Do you plan to sell the property for a quick profit?
Are you planning to hold on the property long term for capital growth and rentals returns?
Don’t do anything until you are clear on the strategy. Whatever the case, just be clear on why you are buying an investment property and what your strategy is.
Ideally, look for a property that has development potential. It may even be the one you are living in now. If the block is big enough that it can be subdivided or split into two separate lots, that can be a good opportunity to manufacture ‘equity’ ; otherwise known as cash dollars in your house.
Alternatively, within Brisbane and Logan Council area’s, with a block of 600m2 or more you would be able to build (and/or rent out) a new house on the block next to the existing one. This gives you a dual income property plus you save good money by paying only one set of rates. These dual income properties are particularly attractive to new investors as they are often cash flow positive investments.
When is the best time to invest?
There is no specific day, week, season or year to invest. The best time is when YOU are ready. You have conquered your fear, decided on your strategy and done your research. Your finance is in place and you are ready for the commitment & sacrifice required to manage your new investment.
That’s for you to decide. Where do you feel most comfortable investing? For most new investors, this is normally within a 30km radius of their existing home or an area with which they are very familiar.
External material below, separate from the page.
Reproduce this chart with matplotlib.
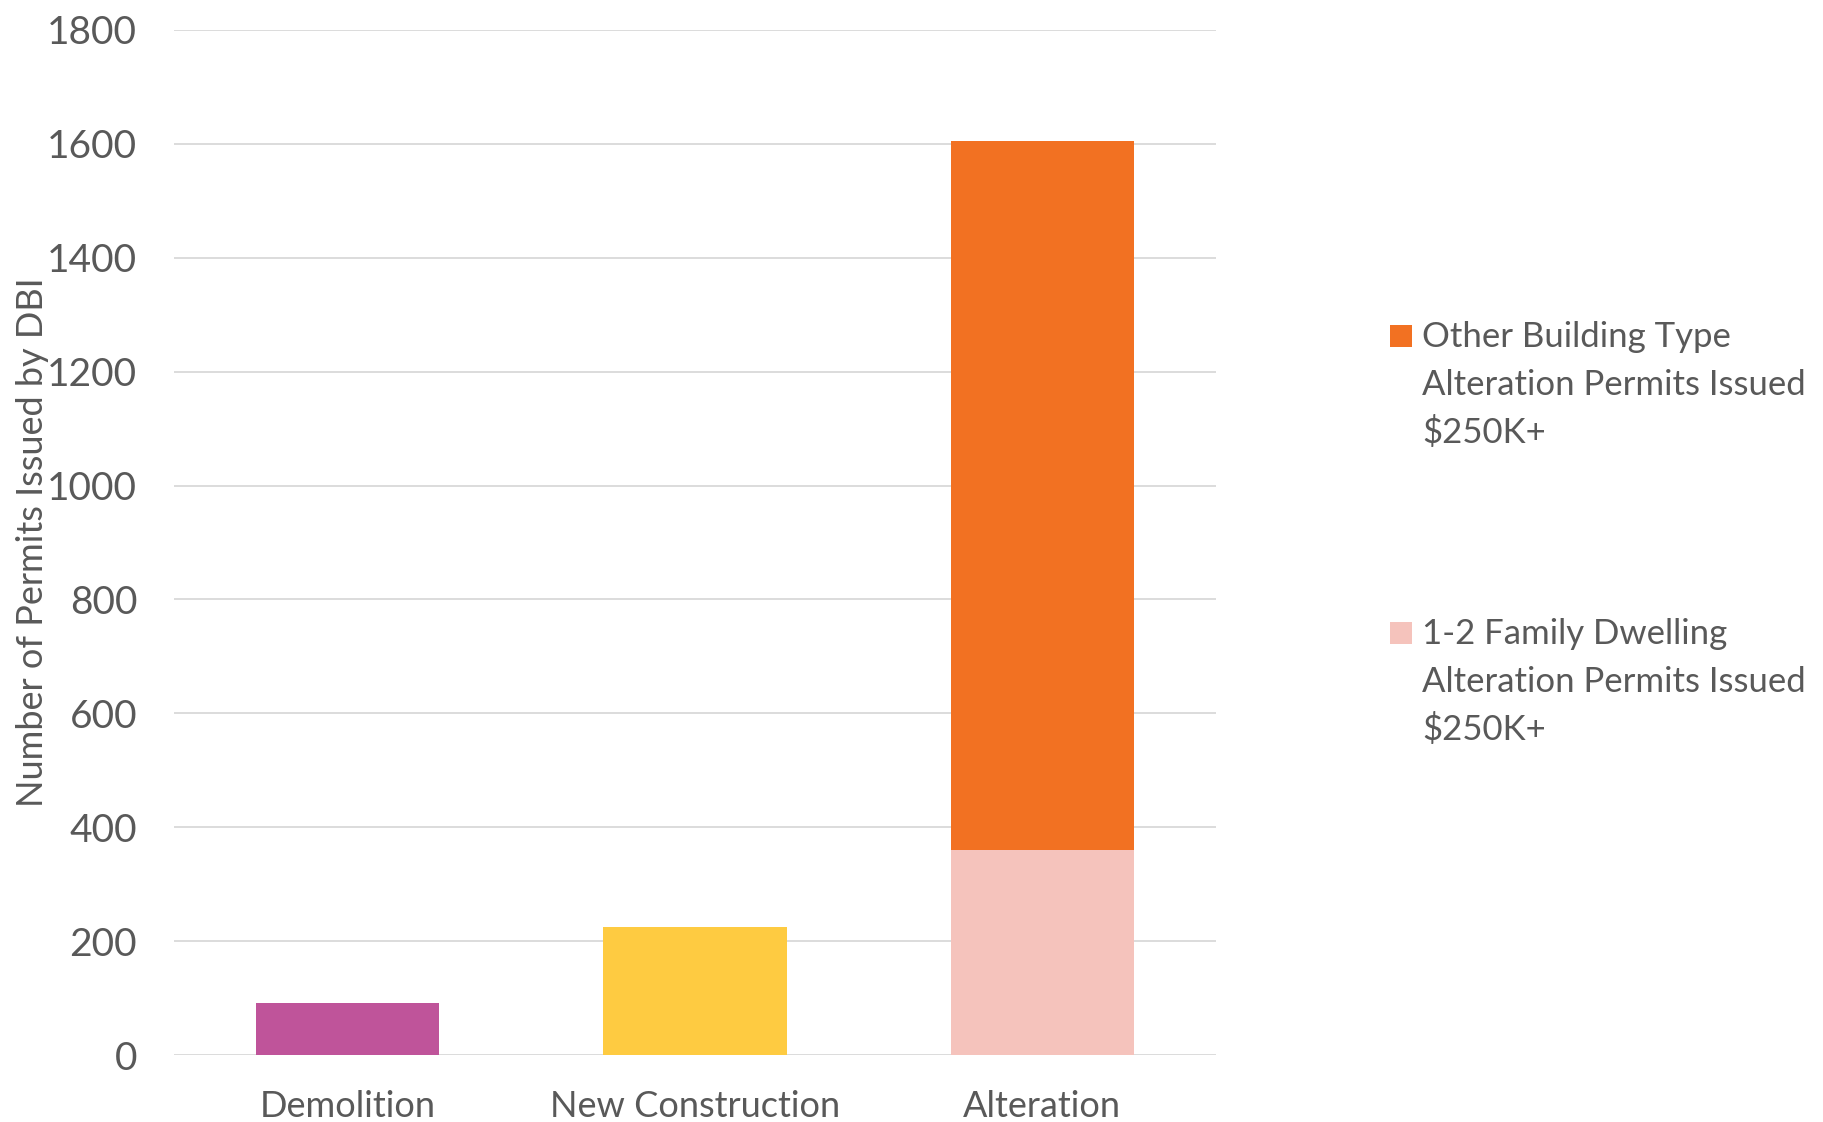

More seasoned investors might venture out of town or out of state, but for new guys, look within in an area you are comfortable with.
You should have a finance pre-approval in place so that you understand your limits, as well as having the reassurance that you can complete the purchase and/or development costs.
Also, understand in which entity you will purchase in.
Will it be in your own name, in a company, a trust or maybe you’ll be involved in a joint venture?
Seek your accountant’s input to help you decide and your bank will also have some impact as they may be willing to lend under one entity but not under another.